What if I want to round to the nearest integer, or round up?

To round to the nearest integer, add 0.5 (half of the denominator), then shift right. To round up, add "the denominator minus one", then shift right.

Why are my numbers slightly off?

It’s probably because of rounding errors. Not only your final values, but the in-between values as well. This entire process can involve rounding upon rounding, and this can accumulate over time to produce weird results.

What about arithmetic between signed and unsigned variables?

Unsigned values will equal their signed counterparts all the way up until the leftmost bit is set. The math will still be as expected, as long as the leftmost bit of the unsigned value is 0. Note that the variable holding the result should probably be signed. If the unsigned variable is so large that the leftmost bit is set, then your result might overflow.

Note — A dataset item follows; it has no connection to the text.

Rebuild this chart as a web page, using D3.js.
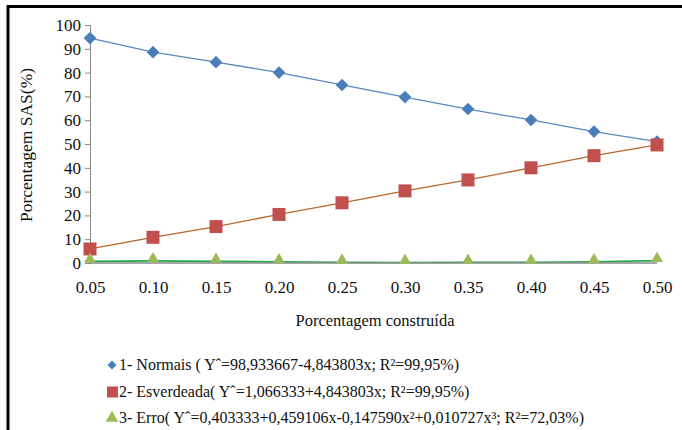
<!DOCTYPE html>
<html>
<head>
    <meta charset="utf-8">
    <title>Porcentagem SAS</title>
    <script src="https://d3js.org/d3.v7.min.js"></script>
    <style>
        body {
            margin: 0;
            background: white;
        }
    </style>
</head>
<body>
    <div id="chart"></div>
    <script>
        // Data
        const categories = ["0.05", "0.10", "0.15", "0.20", "0.25", "0.30", "0.35", "0.40", "0.45", "0.50"];
        const normais = [94.5, 88.6, 84.4, 80.0, 74.8, 69.7, 64.7, 60.1, 55.2, 51.0];
        const esverdeada = [5.9, 10.8, 15.3, 20.4, 25.3, 30.3, 34.9, 40.0, 45.1, 49.6];
        const erro = [0.7, 0.9, 0.7, 0.5, 0.3, 0.2, 0.3, 0.3, 0.5, 1.0];
        const yTicks = [0, 10, 20, 30, 40, 50, 60, 70, 80, 90, 100];
        const legendLabels = [
            "1- Normais ( Y\u02c6=98,933667-4,843803x; R\u00b2=99,95%)",
            "2- Esverdeada( Y\u02c6=1,066333+4,843803x; R\u00b2=99,95%)",
            "3- Erro( Y\u02c6=0,403333+0,459106x-0,147590x\u00b2+0,010727x\u00b3; R\u00b2=72,03%)"
        ];

        const FONT = "\"Liberation Serif\"";
        const width = 682, height = 430;
        const svg = d3.select("#chart")
            .append("svg")
            .attr("width", width)
            .attr("height", height);

        // frame (only top and left edges show)
        svg.append("line").attr("x1", 8).attr("x2", width).attr("y1", 6.5).attr("y2", 6.5)
            .attr("stroke", "#000").attr("stroke-width", 3);
        svg.append("line").attr("x1", 8).attr("x2", 8).attr("y1", 5).attr("y2", height)
            .attr("stroke", "#000").attr("stroke-width", 3);

        const x = d3.scalePoint().domain(categories).range([90, 657]);
        const y = d3.scaleLinear().domain([0, 100]).range([263, 25]);

        // y axis
        const yAxis = svg.append("g")
            .attr("transform", "translate(90,0)")
            .call(d3.axisLeft(y).tickValues(yTicks).tickSize(5).tickPadding(4));
        yAxis.select(".domain").attr("stroke", "#888");
        yAxis.selectAll(".tick line").attr("stroke", "#888");
        yAxis.selectAll("text").style("font-size", "17px").style("font-family", FONT).attr("fill", "#111");

        // x axis labels
        const xAxis = svg.append("g")
            .attr("transform", "translate(0,263)")
            .call(d3.axisBottom(x).tickSize(0).tickPadding(18));
        xAxis.select(".domain").remove();
        xAxis.selectAll("text").style("font-size", "17px").style("font-family", FONT).attr("fill", "#111");

        const line = d3.line().x((d, i) => x(categories[i])).y(d => y(d));

        // series lines
        svg.append("path").datum(erro).attr("d", line)
            .attr("fill", "none").attr("stroke", "#21a84a").attr("stroke-width", 1.6);
        svg.append("line").attr("x1", 90).attr("x2", 657).attr("y1", y(0)).attr("y2", y(0))
            .attr("stroke", "#888").attr("stroke-width", 1.3);
        svg.append("path").datum(normais).attr("d", line)
            .attr("fill", "none").attr("stroke", "#5b86c4").attr("stroke-width", 1.3);
        svg.append("path").datum(esverdeada).attr("d", line)
            .attr("fill", "none").attr("stroke", "#b8682c").attr("stroke-width", 1.3);

        // markers
        const diamond = d3.symbol().type(d3.symbolSquare).size(80);
        svg.append("g").selectAll("path").data(normais).join("path")
            .attr("d", diamond)
            .attr("transform", (d, i) => `translate(${x(categories[i])},${y(d)}) rotate(45)`)
            .attr("fill", "#4a7ebb");
        svg.append("g").selectAll("rect").data(esverdeada).join("rect")
            .attr("x", (d, i) => x(categories[i]) - 6.5)
            .attr("y", d => y(d) - 6.5)
            .attr("width", 13).attr("height", 13)
            .attr("fill", "#c0504d");
        const tri = d3.symbol().type(d3.symbolTriangle).size(62);
        svg.append("g").selectAll("path").data(erro).join("path")
            .attr("d", tri)
            .attr("transform", (d, i) => `translate(${x(categories[i])},${y(d) - 2})`)
            .attr("fill", "#9bbb59");

        // axis titles
        svg.append("text")
            .attr("x", 375).attr("y", 326)
            .attr("text-anchor", "middle")
            .style("font-family", FONT)
            .style("font-size", "16.5px")
            .attr("fill", "#111")
            .text("Porcentagem construída");
        svg.append("text")
            .attr("transform", "translate(32,145) rotate(-90)")
            .attr("text-anchor", "middle")
            .style("font-family", FONT)
            .style("font-size", "17.5px")
            .attr("fill", "#111")
            .text("Porcentagem SAS(%)");

        // legend
        const legendY = [365, 392, 418];
        const leg = svg.append("g");
        leg.append("path").attr("d", d3.symbol().type(d3.symbolSquare).size(40))
            .attr("transform", `translate(112,${legendY[0]}) rotate(45)`).attr("fill", "#4a7ebb");
        leg.append("rect").attr("x", 107).attr("y", legendY[1] - 5.5).attr("width", 11).attr("height", 11)
            .attr("fill", "#c0504d");
        leg.append("path").attr("d", d3.symbol().type(d3.symbolTriangle).size(70))
            .attr("transform", `translate(112,${legendY[2]})`).attr("fill", "#9bbb59");
        leg.selectAll("text").data(legendLabels).join("text")
            .attr("x", 119)
            .attr("y", (d, i) => legendY[i] + 5)
            .style("font-family", FONT)
            .style("font-size", "16px")
            .attr("fill", "#111")
            .text(d => d);
    </script>
</body>
</html>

Shouldn't the leftmost sign bit move around with the rest of the bits, when shifting?

Most languages, besides assembly, will handle the sign bit based on whether or not the variable is initialized as signed or unsigned. In ARM assembly, there are separate shifts depending on if you want to preserve the sign bit or move it with everything else.

What about endianness?

Endianness is surprisingly not as relevant here as you'd think, at least if you're using a major programming language. I'm not going to describe endianness here.

Is it "fixed-point" or "fixed point"?

Going to the Wikipedia page for fixed-point arithmetic and just doing a ctrl-f search, I can see 79 instances of "fixed-point" and 28 instances of "fixed point". So, it doesn't matter, just pick whichever looks prettier to you.